Forcing tiling means that pixels that are near each other in space are also near each other in the file. Pixels that are near each other in the file can be read in a single read, which is great when you are reading from cloud object storage.

(Another "cloud format" shaking up the industry is Parquet, and Crunchy Data Warehouse can do direct access and query on Parquet for precisely the same reasons that postgis_raster can query COG files -- the format is structured to reduce the number of reads needed to carry out common queries.)

GDAL Virtual File Systems

While a "cloud optimized" format like COG or GeoParquet is cool, it is not going to be a useful cloud format without a client library that knows how to efficiently read the file.

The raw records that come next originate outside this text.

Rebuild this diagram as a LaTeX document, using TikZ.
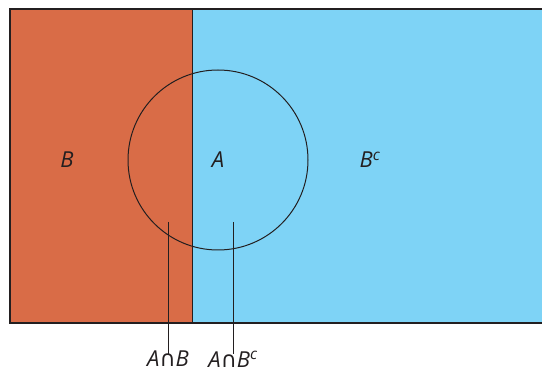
\documentclass[tikz,border=0pt]{standalone}
\usepackage{fontspec}
\setmainfont{Open Sans}
\newfontfamily\symfont{DejaVu Sans}
\definecolor{orangeB}{RGB}{217,108,71}
\definecolor{blueBc}{RGB}{126,211,246}
\definecolor{edge}{RGB}{35,31,32}
\newcommand{\capsym}{{\symfont\upshape\fontsize{22}{24}\selectfont∩}}
\begin{document}
\begin{tikzpicture}[x=1pt,y=-1pt,
  lbl/.style={font=\fontsize{22}{26}\selectfont\itshape, text=edge, inner sep=0pt},
  pointer/.style={draw=edge, line width=0.9pt}]
\useasboundingbox (0,0) rectangle (542,374);
\fill[orangeB] (10,9) rectangle (192,323);
\fill[blueBc] (192,9) rectangle (560,323);
\draw[edge, line width=1.5pt] (560,9) -- (10,9) -- (10,323) -- (560,323);
\draw[edge, line width=1pt] (192,9) -- (192,323);
\node[circle, draw=edge, line width=1pt, minimum size=180pt, inner sep=0pt] (circ) at (218,160) {};
\node[lbl] (B) at (67,160) {B};
\node[lbl] (A) at (218,160) {A};
\node[lbl] (Bc) at (370,160) {B\textsuperscript{c}};
\node[lbl, anchor=north] (AB) at (168,351) {A\capsym B};
\node[lbl, anchor=north] (ABc) at (233,351) {A\capsym B\textsuperscript{c}};
\coordinate (p1) at (168,222);
\coordinate (p2) at (233,222);
\draw[pointer] (p1) -- ([yshift=-3pt]p1 |- AB.north);
\draw[pointer] (p2) -- ([yshift=-3pt]p2 |- ABc.north);
\end{tikzpicture}
\end{document}
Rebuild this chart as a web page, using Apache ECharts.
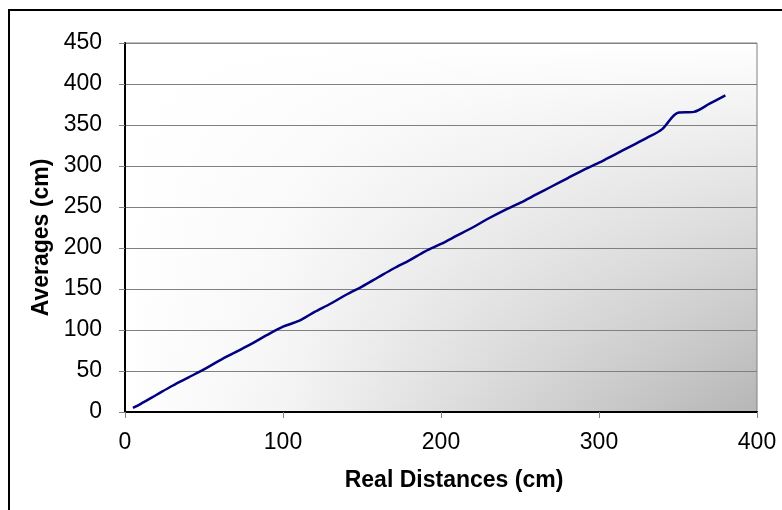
<!DOCTYPE html>
<html>
<head>
<meta charset="utf-8">
<script src="https://cdn.jsdelivr.net/npm/echarts@6/dist/echarts.min.js"></script>
<style>
  html, body { margin: 0; padding: 0; background: #ffffff; }
  #chart { width: 782px; height: 510px; }
</style>
</head>
<body>
<div id="chart"></div>
<script>
// Measured distance (cm) vs. average reading (cm)
const realDistances = [5, 10, 20, 30, 40, 50, 60, 70, 80, 90, 100, 110, 120, 130, 140, 150, 160, 170, 180, 190, 200, 210, 220, 230, 240, 250, 260, 270, 280, 290, 300, 310, 320, 330, 340, 350, 360, 370, 380];
const averages = [5, 10, 21, 32, 42, 52, 63, 73, 83, 94, 104, 111, 122, 132, 143, 153, 164, 175, 185, 196, 205, 215, 225, 236, 246, 255, 265, 275, 285, 295, 304, 314, 324, 334, 345, 365, 366, 376, 386];

const xTitle = 'Real Distances (cm)';
const yTitle = 'Averages (cm)';

const points = realDistances.map((d, i) => [d, averages[i]]);

const chart = echarts.init(document.getElementById('chart'), null, { renderer: 'canvas' });
const FONT = '"Liberation Sans", Arial, sans-serif';

const GRID = { left: 125, right: 25, top: 43, bottom: 98 };
const plotW = 782 - GRID.left - GRID.right;
const plotH = 510 - GRID.top - GRID.bottom;

chart.setOption({
  backgroundColor: '#ffffff',
  animation: false,
  graphic: [
    // outer chart frame
    {
      type: 'rect', z: -20, silent: true,
      shape: { x: 9, y: 10, width: 820, height: 560 },
      style: { fill: '#ffffff', stroke: '#000000', lineWidth: 2 }
    },
    // plot area shading: horizontal white-to-grey
    {
      type: 'rect', z: -10, silent: true,
      shape: { x: GRID.left, y: GRID.top, width: plotW, height: plotH },
      style: {
        fill: new echarts.graphic.LinearGradient(0, 0, 1, 0, [
          { offset: 0, color: '#ffffff' },
          { offset: 0.25, color: '#f4f4f4' },
          { offset: 0.5, color: '#dedede' },
          { offset: 0.75, color: '#c9c9c9' },
          { offset: 1, color: '#b6b6b6' }
        ])
      }
    },
    // plot area shading: fades to white toward the top
    {
      type: 'rect', z: -9, silent: true,
      shape: { x: GRID.left, y: GRID.top, width: plotW, height: plotH },
      style: {
        fill: new echarts.graphic.LinearGradient(0, 0, 0, 1, [
          { offset: 0, color: 'rgba(255,255,255,1)' },
          { offset: 0.35, color: 'rgba(255,255,255,0.65)' },
          { offset: 1, color: 'rgba(255,255,255,0)' }
        ])
      }
    }
  ],
  grid: {
    left: GRID.left, right: GRID.right, top: GRID.top, bottom: GRID.bottom,
    show: true,
    backgroundColor: 'transparent',
    borderColor: '#808080',
    borderWidth: 1
  },
  xAxis: {
    type: 'value',
    min: 0, max: 400, interval: 100,
    name: xTitle,
    nameLocation: 'middle',
    nameGap: 57,
    nameTextStyle: { fontFamily: FONT, fontSize: 23, fontWeight: 'bold', color: '#000', padding: [0, 0, 0, 26] },
    axisLine: { show: true, onZero: false, lineStyle: { color: '#000000', width: 2 } },
    axisTick: { show: true, length: 6, lineStyle: { color: '#808080', width: 1 } },
    axisLabel: { fontFamily: FONT, fontSize: 23, color: '#000', margin: 19 },
    splitLine: { show: false }
  },
  yAxis: {
    type: 'value',
    min: 0, max: 450, interval: 50,
    name: yTitle,
    nameLocation: 'middle',
    nameGap: 71,
    nameRotate: 90,
    nameTextStyle: { fontFamily: FONT, fontSize: 23, fontWeight: 'bold', color: '#000', padding: [0, 20, 0, 0] },
    axisLine: { show: true, onZero: false, lineStyle: { color: '#000000', width: 2 } },
    axisTick: { show: true, length: 6, lineStyle: { color: '#808080', width: 1 } },
    axisLabel: { fontFamily: FONT, fontSize: 23, color: '#000', margin: 23 },
    splitLine: { show: true, lineStyle: { color: '#808080', width: 1 } }
  },
  series: [{
    type: 'line',
    data: points,
    smooth: 0.3,
    showSymbol: false,
    lineStyle: { color: '#000080', width: 2.5 },
    z: 5
  }]
});
</script>
</body>
</html>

The client needs to be native to the application, and it needs to be parsimonious in the number of file accesses it makes.

For a web application, that means that COG access requires a JavaScript library that understands the GeoTIFF format.

For a database written in C, like PostgreSQL/PostGIS, that means that access requires a C/C++ library that understands GeoTIFF and abstracts file system operations, so that the GeoTIFF reader can support both local file system access and remote cloud access.

For PostGIS raster, that library is GDAL. Every build of postgis_raster is linked to GDAL and allows us to take advantage of the library capabilities.

GDAL allows direct access to COG files on remote cloud storage services.

  • Any HTTP server that supports Range requests
  • AWS S3
  • Google Cloud Storage
  • Azure Blob Storage
  • and others!

The specific cloud service support allows things like access keys to be used for reading private objects. There is more information about accessing secure buckets with PostGIS raster in this blog post.

Under the covers GDAL not only reads COG format files, it also maintains a modest in-memory data cache. This means there's a performance premium to making sure your raster queries are spatially coherent (each query point is near the previous one) because this maximizes the use of cached data.